The Battle at Garden's Gate by Greta Van FleetRelease date: April 16, 2021
Label: Republic Records
There is nothing like a band that can split opinion and get a debate started. Michigan’s Greta Van Fleet(GVF) have been labelled classic rock’s saviours by some while over hyped plagiarists by others. Of course, lesser likely headline making views are those which lie somewhere in-between, like GVF might just simply be a good rock band. For this reviewer, their Led Zeppelin heavy music brings-to mind a similar kind of fuss that was greeted with the arrival of Kingdom Come back in the late eighties. Though the eras big difference is in the last few years there are those with opinions (stand up Gene Simmons) that never tire of telling us that rock is dead, so greater importance seems to have been thrust onto the young shoulders of the GVF boys. That is some heavy pressure to carry.

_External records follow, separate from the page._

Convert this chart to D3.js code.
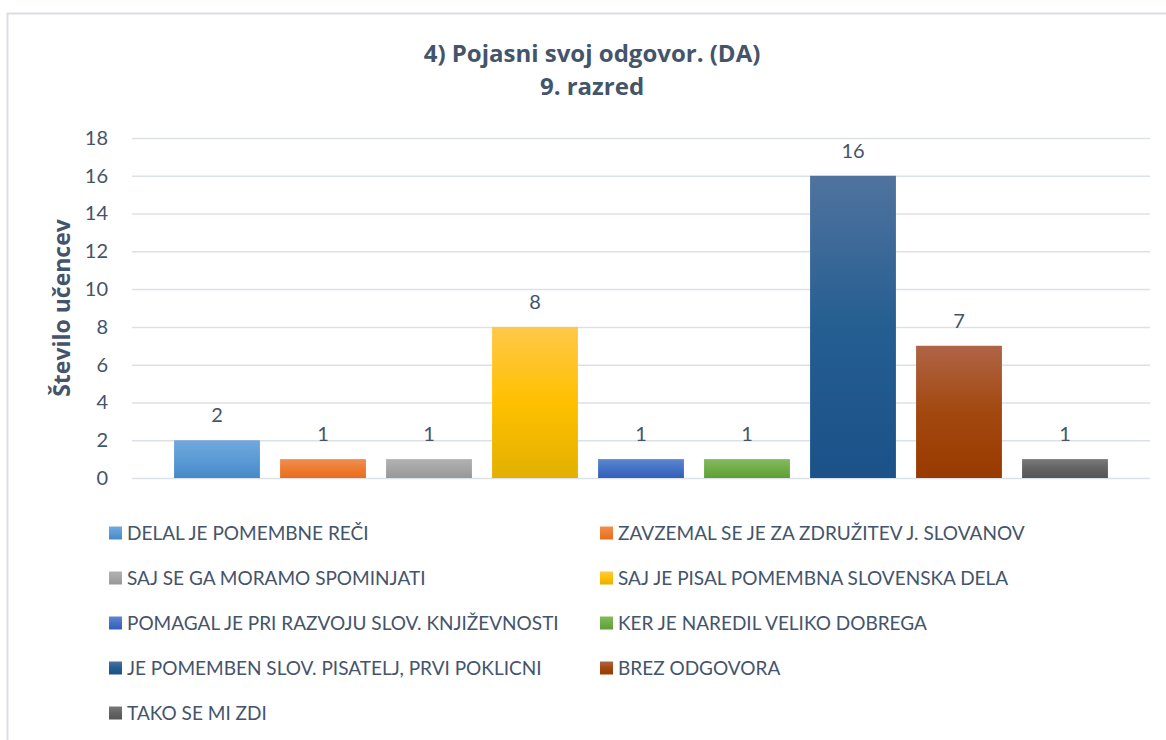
<!DOCTYPE html>
<html>
<head>
<meta charset="utf-8">
<script src="https://cdn.jsdelivr.net/npm/d3@7"></script>
<style>
  html, body { margin: 0; padding: 0; background: #fff; }
  svg { display: block; font-family: Lato, "Open Sans", sans-serif; }
</style>
</head>
<body>
<svg id="chart" width="1166" height="740"></svg>
<script>
const titleLines = ["4) Pojasni svoj odgovor. (DA)", "9. razred"];
const yAxisTitle = "Število učencev";
const categories = [
  "DELAL JE POMEMBNE REČI",
  "ZAVZEMAL SE JE ZA ZDRUŽITEV J. SLOVANOV",
  "SAJ SE GA MORAMO SPOMINJATI",
  "SAJ JE PISAL POMEMBNA SLOVENSKA DELA",
  "POMAGAL JE PRI RAZVOJU SLOV. KNJIŽEVNOSTI",
  "KER JE NAREDIL VELIKO DOBREGA",
  "JE POMEMBEN SLOV. PISATELJ, PRVI POKLICNI",
  "BREZ ODGOVORA",
  "TAKO SE MI ZDI"
];
const values = [2, 1, 1, 8, 1, 1, 16, 7, 1];
const yTicks = [0, 2, 4, 6, 8, 10, 12, 14, 16, 18];
// gradient stops per bar: [top, middle, bottom]
const barColors = [
  ["#72A8DD", "#5B9BD5", "#4788C8"],
  ["#F18D52", "#ED7D31", "#E86D1C"],
  ["#B2B2B2", "#A5A5A5", "#979797"],
  ["#FFC84A", "#FFC000", "#E2B000"],
  ["#5E86D2", "#4472C4", "#335FB8"],
  ["#83BA5F", "#70AD47", "#5E9F35"],
  ["#50739F", "#255E91", "#1A5289"],
  ["#B06446", "#A2480F", "#993B00"],
  ["#797979", "#636363", "#555555"]
];

const textColor = "#44546A";
const gridColor = "#DCE1E8";

const svg = d3.select("#chart");

// outer border
svg.append("rect")
  .attr("x", 7.5).attr("y", 13.5)
  .attr("width", 1175).attr("height", 760)
  .attr("fill", "#fff")
  .attr("stroke", "#D9DEE5").attr("stroke-width", 2);

// gradients
const defs = svg.append("defs");
barColors.forEach((c, i) => {
  const g = defs.append("linearGradient")
    .attr("id", "grad" + i)
    .attr("x1", 0).attr("y1", 0).attr("x2", 0).attr("y2", 1);
  g.append("stop").attr("offset", "0%").attr("stop-color", c[0]);
  g.append("stop").attr("offset", "50%").attr("stop-color", c[1]);
  g.append("stop").attr("offset", "100%").attr("stop-color", c[2]);
});

// title
svg.append("text")
  .attr("x", 592).attr("y", 62)
  .attr("text-anchor", "middle")
  .attr("font-family", "'Open Sans', sans-serif")
  .attr("font-weight", "bold").attr("font-size", 24)
  .attr("fill", textColor)
  .selectAll("tspan").data(titleLines).join("tspan")
  .attr("x", 592).attr("dy", (d, i) => i === 0 ? 0 : 33)
  .text(d => d);

const gridLeft = 132, gridRight = 1150;
const y = d3.scaleLinear().domain([0, 18]).range([478, 138]);
const x = d3.scaleBand().domain(categories).range([164, 1118])
  .paddingInner(0.19).paddingOuter(0.095);

// y axis with gridlines
const yAxis = svg.append("g")
  .attr("transform", `translate(${gridLeft},0)`)
  .call(d3.axisLeft(y).tickValues(yTicks).tickSize(-(gridRight - gridLeft)).tickPadding(24));
yAxis.select(".domain").remove();
yAxis.selectAll(".tick line").attr("stroke", gridColor).attr("stroke-width", 1.5);
yAxis.selectAll(".tick text")
  .attr("fill", textColor).attr("font-size", 20)
  .attr("font-family", "Lato, 'Open Sans', sans-serif");

// y axis title
svg.append("text")
  .attr("transform", `translate(70,308) rotate(-90)`)
  .attr("text-anchor", "middle")
  .attr("font-family", "'Open Sans', sans-serif")
  .attr("font-weight", "bold").attr("font-size", 23)
  .attr("fill", textColor)
  .text(yAxisTitle);

// bars
svg.append("g").selectAll("rect").data(values).join("rect")
  .attr("x", (d, i) => x(categories[i]))
  .attr("y", d => y(d))
  .attr("width", x.bandwidth())
  .attr("height", d => y(0) - y(d))
  .attr("fill", (d, i) => `url(#grad${i})`);

// data labels
svg.append("g").selectAll("text").data(values).join("text")
  .attr("x", (d, i) => x(categories[i]) + x.bandwidth() / 2)
  .attr("y", d => y(d) - 18)
  .attr("text-anchor", "middle")
  .attr("font-size", 20)
  .attr("fill", textColor)
  .text(d => d);

// legend
const legend = svg.append("g");
const colX = [109, 600];
categories.forEach((c, i) => {
  const col = i % 2, row = Math.floor(i / 2);
  const cy = 533 + row * 45;
  legend.append("rect")
    .attr("x", colX[col]).attr("y", cy - 6.5)
    .attr("width", 13).attr("height", 13)
    .attr("fill", `url(#grad${i})`);
  legend.append("text")
    .attr("x", colX[col] + 18).attr("y", cy)
    .attr("dy", "0.35em")
    .attr("font-size", 19)
    .attr("fill", textColor)
    .text(c);
});
</script>
</body>
</html>
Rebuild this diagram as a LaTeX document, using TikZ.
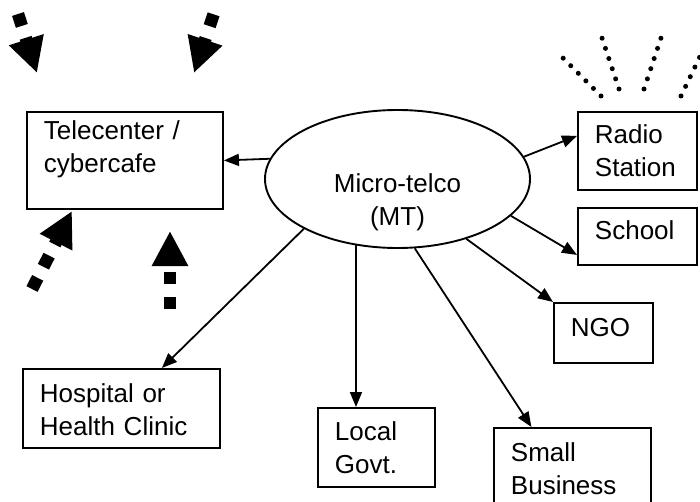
\documentclass[tikz,border=0pt]{standalone}
\usepackage{fontspec}
\setmainfont{Liberation Sans}
\usetikzlibrary{arrows.meta,shapes.geometric}

\begin{document}
\begin{tikzpicture}[x=1pt, y=-1pt, >={Triangle[length=15pt,width=12pt]},
  every node/.style={font=\fontsize{26}{33}\selectfont},
  box/.style={draw, line width=1.9pt, anchor=north west, inner xsep=17pt, inner ysep=0pt, align=left},
  link/.style={->, line width=1.8pt},
  signal/.style={line width=12.5pt, dash pattern=on 12.5pt off 12.5pt, -{Triangle[length=35pt,width=34pt]}},
  wave/.style={line width=5pt, line cap=round, dash pattern=on 0pt off 10.7pt}]
  \useasboundingbox (0,0) rectangle (700,502);
  \clip (0,0) rectangle (700,502);

  % hub
  \node[draw, ellipse, line width=1.9pt, minimum width=265pt, minimum height=138pt, inner sep=0pt,
        text width=160pt, align=center, text height=28pt, text depth=0pt] (mt) at (397.5,179) {Micro-telco\\(MT)};

  % partners
  \node[box, text width=162pt, text height=28pt, text depth=69pt] (tc) at (26,111) {Telecenter /\\cybercafe};
  \node[box, text width=85pt, text height=32pt, text depth=46pt] (radio) at (577,111) {Radio\\Station};
  \node[box, text width=85pt, text height=32pt, text depth=25pt] (school) at (577,207) {School};
  \node[box, text width=65pt, text height=34pt, text depth=26pt] (ngo) at (553,302) {NGO};
  \node[box, text width=83pt, text height=33pt, text depth=46pt] (govt) at (317,407) {Local\\Govt.};
  \node[box, text width=123pt, text height=34pt, text depth=49pt] (biz) at (493,427) {Small\\Business};
  \node[box, text width=163pt, text height=34pt, text depth=45pt] (hosp) at (22,368) {Hospital or\\Health Clinic};

  \draw[link] (mt.171) -- (tc.east);
  \draw[link] (mt.10) -- (radio.166);
  \draw[link] (mt.-18) -- (school.197);
  \draw[link] (mt.-41) -- (ngo.north west);
  \draw[link] (mt.208) -- (hosp.45);
  \draw[link] (mt.238) -- (govt.north -| mt.238);
  \draw[link] (mt.-76) -- (biz.134);

  % wireless links round the telecenter
  \draw[signal] (18,14) -- (37,73);
  \draw[signal] (213.6,14.3) -- (194,73);
  \draw[signal] (32,289) -- (72,211);
  \draw[signal] (170,309) -- (170,231);

  % broadcast waves
  \draw[wave] (601,96) -- (563,58);
  \draw[wave] (619,89) -- (602,38);
  \draw[wave] (644,89) -- (661,38);
  \draw[wave] (681,96) -- (705,46);
\end{tikzpicture}
\end{document}
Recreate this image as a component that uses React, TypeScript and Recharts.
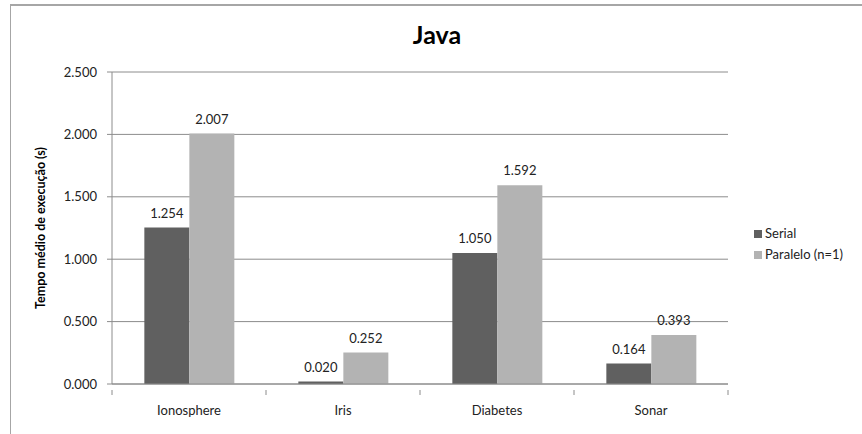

Fair play to the band though as they have simply got on with making music. They have sold 2 million albums worldwide so far, which is a great achievement for a young rock band in an age when rock is supposedly defunct. But who is buying their records? Are youngsters getting into them and discovering rock through them or is it just a case of older rockers grabbing onto a band that reminds them so much of their 70’s heroes? Or is it a case of all ages are digging some new old rock?
So, I come into second album The Battle at Garden’s Gate with liking a few of their earlier tunes but find the Robert Plant on helium vocals a tad too much to bear over long periods of time. And the less likely they sound like you know who the better chance I probably will have of appreciating them more highly. And for the record yes, I am a Led Zeppelin fan and no, I didn’t buy into Kingdom Come.
Well, for a start The Battle at Garden’s Gate isn’t going to help them break free from their Zep associations or the vocals being too overbearing when I’m not in the right mood. On the other hand, it is good to hear a recent classic rock inspired band take their heroes exploratory expansive visions. This does make GVF swing from the same tree as Rival Sons who also have the desire and ability to break free from the constraints so many other New Wave of Classic Rock contemporaries seem to be chained to – a predictable tried and tested template free from experimentation in the hope they might get played on the extremely conservative Planet Rock radio station. The excellent ‘Age of Machine’ is big and bold and ‘Built By Nations’ struts its Zep stuff like proud warriors from Valhalla. While ‘Broken Bells’ and ‘Stardust Chords’ demonstrates their wider thinking chops with an additional string section.
There isn’t really a bad song across the album it just depends how closely they resemble those rock giants bothers you or not. There are times I can enjoy The Battle of Garden’s Gate and other times I can’t give it five minutes. It isn’t going to change the world, but it is a decent rock album. It is more expansive and therefore bolder than their previous work. But, the big question is can they succeed where the Rival Sons have – who have injected a deeper sense of Soulful Blues in their take on vintage rock – and evolve with a sound they have distinctively carved out for themselves. They do have time on their side and I wish them well.